RoMan, the Army Research Laboratory's robotic manipulator, considers the best way to grasp and move a tree branch at the Adelphi Laboratory Center, in Maryland.

Evan Ackerman
LightGreen

“I should probably not be standing this close," I think to myself, as the robot slowly approaches a large tree branch on the floor in front of me. It's not the size of the branch that makes me nervous—it's that the robot is operating autonomously, and that while I know what it's supposed to do, I'm not entirely sure what it will do. If everything works the way the roboticists at the U.S. Army Research Laboratory (ARL) in Adelphi, Md., expect, the robot will identify the branch, grasp it, and drag it out of the way. These folks know what they're doing, but I've spent enough time around robots that I take a small step backwards anyway.

This article is part of our special report on AI, “The Great AI Reckoning.”

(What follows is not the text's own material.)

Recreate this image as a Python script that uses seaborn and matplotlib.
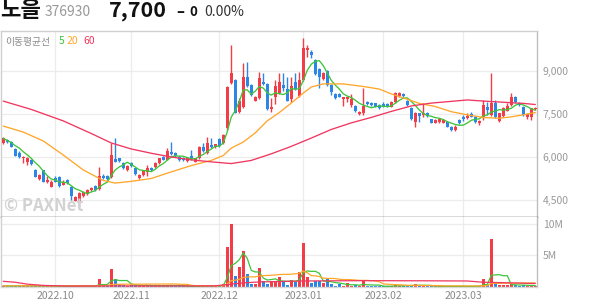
import numpy as np
import pandas as pd
import matplotlib
matplotlib.use("Agg")
import matplotlib.pyplot as plt
import seaborn as sns

# ---------------- data ----------------
opens = [6480, 6590, 6530, 6280, 6140, 5950, 5830, 5900, 5550, 5230, 5550, 5140, 4960, 5270, 5300, 5040, 5200, 4950, 4480, 4440,
         4650, 4710, 4850, 4990, 4870, 5350, 5320, 5290, 5920, 5950, 5790, 5550, 5780, 5610, 5270, 5360, 5490, 5620, 5640, 5800,
         6000, 5910, 6170, 6140, 6010, 5980, 5860, 6030, 5840, 5960, 6340, 6130, 6420, 6360, 6620, 6480, 7000, 8570, 8690, 7580,
         7730, 8800, 8510, 7960, 8050, 8630, 8550, 7660, 8090, 8220, 8510, 8370, 8020, 8620, 8130, 8690, 9720, 9660, 9380, 9070,
         8720, 8990, 8500, 8210, 8210, 8030, 8030, 7800, 7780, 7510, 7550, 7930, 7890, 7870, 7810, 7840, 7850, 7760, 7930, 8130,
         8200, 7960, 7700, 7230, 7520, 7470, 7550, 7320, 7200, 7230, 7200, 7230, 7060, 6940, 7290, 7410, 7350, 7490, 7410, 7180,
         7350, 7760, 7470, 7890, 7260, 7430, 7620, 7810, 8100, 7890, 7760, 7410, 7390, 7680]
highs = [6700, 6630, 6560, 6310, 6210, 6030, 6000, 5930, 5580, 5410, 5560, 5340, 5200, 5340, 5340, 5180, 5220, 4990, 4640, 4780,
         4810, 4880, 4970, 5020, 5660, 5390, 5360, 6480, 6660, 5980, 5830, 5720, 5810, 5630, 5410, 5550, 5720, 5650, 5830, 5980,
         6030, 6300, 6530, 6170, 6030, 6000, 6000, 6240, 5980, 6380, 6480, 6690, 6650, 6450, 6650, 6800, 8480, 9910, 8720, 8060,
         9270, 9320, 8550, 8130, 8980, 8920, 8580, 8060, 8690, 8940, 8920, 8790, 8790, 8940, 8970, 10150, 9900, 9720, 9420, 9100,
         8950, 9020, 8530, 8230, 8230, 8110, 8110, 8210, 7810, 7590, 8420, 7950, 7920, 7900, 7850, 7930, 7880, 7950, 8280, 8280,
         8220, 7990, 7730, 7570, 7550, 7870, 7570, 7340, 7330, 7340, 7330, 7260, 7080, 7120, 7330, 7470, 7550, 7580, 7430, 7290,
         7990, 7930, 8920, 7990, 7550, 7730, 7870, 8240, 8130, 7920, 7780, 7520, 7700, 7750]
lows = [6440, 6490, 6350, 6030, 5970, 5790, 5720, 5720, 5290, 5200, 5130, 5090, 4940, 5110, 4950, 5020, 5060, 4500, 4450, 4270,
        4620, 4670, 4810, 4810, 4850, 5230, 5180, 5250, 5810, 5830, 5580, 5510, 5650, 5360, 5230, 5320, 5340, 5510, 5620, 5770,
        5880, 5880, 6070, 6000, 5860, 5860, 5830, 5900, 5810, 5930, 6190, 6100, 6330, 6330, 6350, 6450, 6940, 8550, 7520, 7550,
        7710, 8440, 8130, 7940, 8020, 8510, 7640, 7570, 7850, 8180, 8290, 7940, 7920, 8350, 8090, 8650, 9490, 9440, 8860, 8390,
        8690, 8480, 8160, 8020, 8080, 7780, 7920, 7740, 7570, 7480, 7470, 7810, 7780, 7730, 7670, 7730, 7730, 7730, 7900, 8090,
        8090, 7780, 7290, 7060, 7230, 7390, 7400, 7170, 7170, 7200, 7170, 7030, 6910, 6910, 7150, 7270, 7330, 7380, 7200, 7120,
        7290, 7470, 7430, 7350, 7220, 7400, 7590, 7780, 7900, 7780, 7430, 7320, 7290, 7650]
closes = [6650, 6510, 6360, 6050, 6000, 6000, 5970, 5760, 5300, 5370, 5140, 5200, 5140, 5140, 4990, 5140, 5090, 4640, 4600, 4740,
          4780, 4850, 4920, 4850, 5340, 5270, 5220, 6070, 5840, 5860, 5620, 5690, 5690, 5390, 5370, 5510, 5620, 5550, 5800, 5960,
          5910, 6210, 6100, 6030, 5900, 5900, 5970, 5920, 5960, 6360, 6220, 6480, 6360, 6440, 6380, 6770, 8450, 8920, 7550, 7960,
          8800, 8480, 8160, 8080, 8750, 8550, 7660, 7760, 8480, 8600, 8390, 7970, 8480, 8380, 8670, 9790, 9790, 9550, 8890, 8790,
          8920, 8500, 8270, 8060, 8110, 8090, 8090, 8030, 7590, 7570, 7780, 7840, 7810, 7760, 7700, 7760, 7760, 7930, 8220, 8220,
          8130, 7810, 7320, 7520, 7430, 7520, 7430, 7200, 7290, 7320, 7290, 7060, 6940, 7060, 7180, 7320, 7430, 7410, 7230, 7260,
          7810, 7640, 7890, 7410, 7520, 7700, 7780, 8080, 7930, 7810, 7470, 7490, 7700, 7700]
volumes_m = [0.2, 0.15, 0.2, 0.25, 0.2, 0.15, 0.15, 0.2, 0.25, 0.15, 0.2, 0.15, 0.2, 0.15, 0.2, 0.1, 0.1, 0.3, 0.2, 0.25,
             0.15, 0.15, 0.1, 0.15, 1.2, 0.3, 0.2, 2.9, 1.3, 0.4, 0.3, 0.2, 0.3, 0.3, 0.2, 0.2, 0.3, 0.15, 0.2, 0.25,
             0.15, 0.3, 0.35, 0.15, 0.15, 0.1, 0.1, 0.15, 0.1, 0.2, 0.2, 0.35, 0.2, 0.1, 0.15, 0.45, 6.3, 10.0, 1.7, 3.1,
             5.7, 2.1, 0.5, 0.5, 3.0, 1.0, 0.5, 0.9, 1.0, 1.5, 0.8, 0.3, 1.1, 0.8, 2.4, 6.9, 1.5, 0.7, 0.9, 0.9,
             0.7, 1.2, 0.5, 0.2, 0.5, 0.2, 0.6, 0.2, 0.25, 0.15, 0.9, 0.2, 0.15, 0.1, 0.15, 0.1, 0.1, 0.2, 0.3, 0.2,
             0.15, 0.2, 0.3, 0.5, 0.2, 0.2, 0.15, 0.15, 0.1, 0.1, 0.1, 0.15, 0.15, 0.1, 0.1, 0.1, 0.1, 0.1, 0.15, 0.15,
             1.2, 0.3, 7.5, 0.4, 0.35, 0.35, 0.35, 0.4, 0.25, 0.2, 0.3, 0.2, 0.25, 0.15]

# moving-average lines (index, value)
ma20_idx = [0, 5, 10, 15, 20, 25, 28, 32, 37, 42, 47, 52, 55, 57, 60, 63, 66, 69, 72, 75, 77, 80, 85, 90, 94, 97, 100, 104, 108, 112, 116, 120, 124, 127, 130, 133]
ma20_val = [7080, 6870, 6560, 6070, 5550, 5180, 5090, 5150, 5250, 5480, 5700, 5880, 6050, 6310, 6520, 6840, 7260, 7550, 7880, 8230, 8440, 8550, 8550, 8460, 8370, 8200, 8060, 7870, 7760, 7580, 7470, 7380, 7350, 7400, 7470, 7550]
ma60_idx = [0, 7, 15, 22, 27, 32, 37, 42, 47, 52, 57, 62, 67, 72, 77, 82, 87, 92, 97, 102, 107, 112, 116, 120, 125, 130, 133]
ma60_val = [7950, 7660, 7260, 6820, 6490, 6280, 6130, 6000, 5900, 5830, 5770, 5880, 6110, 6370, 6660, 6960, 7190, 7380, 7590, 7780, 7880, 7940, 7990, 7950, 7910, 7870, 7830]
vma60_idx = [0, 3, 6, 10, 16, 30, 45, 53, 57, 60, 64, 70, 75, 90, 105, 116, 120, 125, 130, 133]
vma60_val = [0.9, 0.75, 0.45, 0.25, 0.15, 0.17, 0.17, 0.18, 0.45, 0.65, 0.8, 0.88, 0.95, 1.0, 0.98, 0.95, 0.75, 0.68, 0.6, 0.55]

month_idx = [13, 32, 54, 75, 95, 115]
month_labels = ["2022.10", "2022.11", "2022.12", "2023.01", "2023.02", "2023.03"]
price_ticks = [4500, 6000, 7500, 9000]
vol_ticks = [5, 10]
vol_tick_labels = ["5M", "10M"]

# ---------------- style ----------------
sns.set_theme(style="white")
plt.rcParams["font.family"] = ["Noto Sans CJK KR", "DejaVu Sans"]

RED = "#f23d48"
BLUE = "#2b86e6"
GREEN = "#3ec43a"
ORANGE = "#ffa62b"
PINK = "#f0365f"
GRID = "#ececec"
TXT = "#999999"

W, H = 594, 304
fig = plt.figure(figsize=(W / 100, H / 100), dpi=100)

def box(x0, y0, x1, y1):
    return [x0 / W, 1 - y1 / H, (x1 - x0) / W, (y1 - y0) / H]

axp = fig.add_axes(box(1, 31, 537.3, 217.3))
axv = fig.add_axes(box(1, 217.3, 537.3, 287), sharex=axp)

df = pd.DataFrame({"o": opens, "h": highs, "l": lows, "c": closes, "v": volumes_m})
df["i"] = np.arange(len(df))
df["up"] = df["c"] >= df["o"]
df["col"] = np.where(df["up"], RED, BLUE)
df["ma5"] = df["c"].rolling(5, min_periods=1).mean()
df["vma5"] = df["v"].rolling(5, min_periods=1).mean()
df["vma20"] = df["v"].rolling(20, min_periods=1).mean()

# grid
for ax in (axp, axv):
    for m in month_idx:
        ax.axvline(m, color=GRID, lw=0.9, zorder=0)
for t in price_ticks:
    axp.axhline(t, color=GRID, lw=0.9, zorder=0)
for t in vol_ticks:
    axv.axhline(t, color=GRID, lw=0.9, zorder=0)

# candles
axp.vlines(df["i"], df["l"], df["h"], colors=df["col"], lw=1.0, zorder=2)
body_bottom = np.minimum(df["o"], df["c"])
body_h = np.maximum(np.abs(df["c"] - df["o"]), 25)
axp.bar(df["i"], body_h, bottom=body_bottom, width=0.72, color=df["col"], linewidth=0, zorder=3)

# moving averages
sns.lineplot(x=df["i"], y=df["ma5"], ax=axp, color=GREEN, lw=0.95, zorder=4)
sns.lineplot(x=ma20_idx, y=ma20_val, ax=axp, color=ORANGE, lw=0.95, zorder=4)
sns.lineplot(x=ma60_idx, y=ma60_val, ax=axp, color=PINK, lw=0.95, zorder=4)

# volume
axv.bar(df["i"], df["v"], width=0.72, color=df["col"], linewidth=0, zorder=2)
sns.lineplot(x=df["i"], y=df["vma5"], ax=axv, color=GREEN, lw=0.9, zorder=3)
sns.lineplot(x=df["i"], y=df["vma20"], ax=axv, color=ORANGE, lw=0.9, zorder=3)
sns.lineplot(x=vma60_idx, y=vma60_val, ax=axv, color=PINK, lw=0.9, zorder=3)

# axes limits
axp.set_xlim(-0.55, 133.5)
axp.set_ylim(3896, 10395)
axv.set_ylim(0, 11.0)

# ticks
axp.yaxis.tick_right()
axp.set_yticks(price_ticks)
axp.set_yticklabels([f"{t:,}" for t in price_ticks])
axv.yaxis.tick_right()
axv.set_yticks(vol_ticks)
axv.set_yticklabels(vol_tick_labels)
for ax in (axp, axv):
    ax.tick_params(axis="y", length=0, pad=4, labelsize=7.5, labelcolor=TXT)
    ax.set_xlabel("")
    ax.set_ylabel("")
axp.tick_params(axis="x", length=0, labelbottom=False)
axv.set_xticks(month_idx)
axv.set_xticklabels(month_labels)
axv.tick_params(axis="x", length=0, pad=3, labelsize=7.5, labelcolor="#888888")

# spines
for ax in (axp, axv):
    ax.spines["left"].set_color("#d0d0d0")
    ax.spines["right"].set_color("#bdbdbd")
    for s in ax.spines.values():
        s.set_linewidth(1.0)
axp.spines["top"].set_color("#d0d0d0")
axp.spines["bottom"].set_color("#444444")
axv.spines["top"].set_visible(False)
axv.spines["bottom"].set_color("#d8d8d8")

# header
def ftxt(x, y, s, **kw):
    fig.text(x / W, 1 - y / H, s, va="center", ha="left", **kw)

ftxt(0, 10.5, "노을", fontsize=16, fontweight="bold", color="#111111")
ftxt(45, 11.5, "376930", fontsize=10, color="#999999")
ftxt(109, 10.5, "7,700", fontsize=15.5, fontweight="bold", color="#111111")
ftxt(176, 12, "–", fontsize=10.5, fontweight="bold", color="#111111")
ftxt(189, 12.5, "0", fontsize=9.5, fontweight="bold", color="#111111")
ftxt(204, 12, "0.00%", fontsize=10, color="#333333")

# MA legend
ftxt(5, 41.5, "이동평균선", fontsize=7, color="#8a8a8a")
ftxt(59, 41.5, "5", fontsize=7.5, color=GREEN)
ftxt(67, 41.5, "20", fontsize=7.5, color=ORANGE)
ftxt(83, 41.5, "60", fontsize=7.5, color=PINK)

# watermark
ftxt(4, 206, "© PAXNet", fontsize=12, fontweight="bold", color="#d2d2d2")

fig.savefig("out.png", dpi=100)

The robot, named RoMan, for Robotic Manipulator, is about the size of a large lawn mower, with a tracked base that helps it handle most kinds of terrain. At the front, it has a squat torso equipped with cameras and depth sensors, as well as a pair of arms that were harvested from a prototype disaster-response robot originally developed at NASA's Jet Propulsion Laboratory for a DARPA robotics competition. RoMan's job today is roadway clearing, a multistep task that ARL wants the robot to complete as autonomously as possible. Instead of instructing the robot to grasp specific objects in specific ways and move them to specific places, the operators tell RoMan to "go clear a path." It's then up to the robot to make all the decisions necessary to achieve that objective.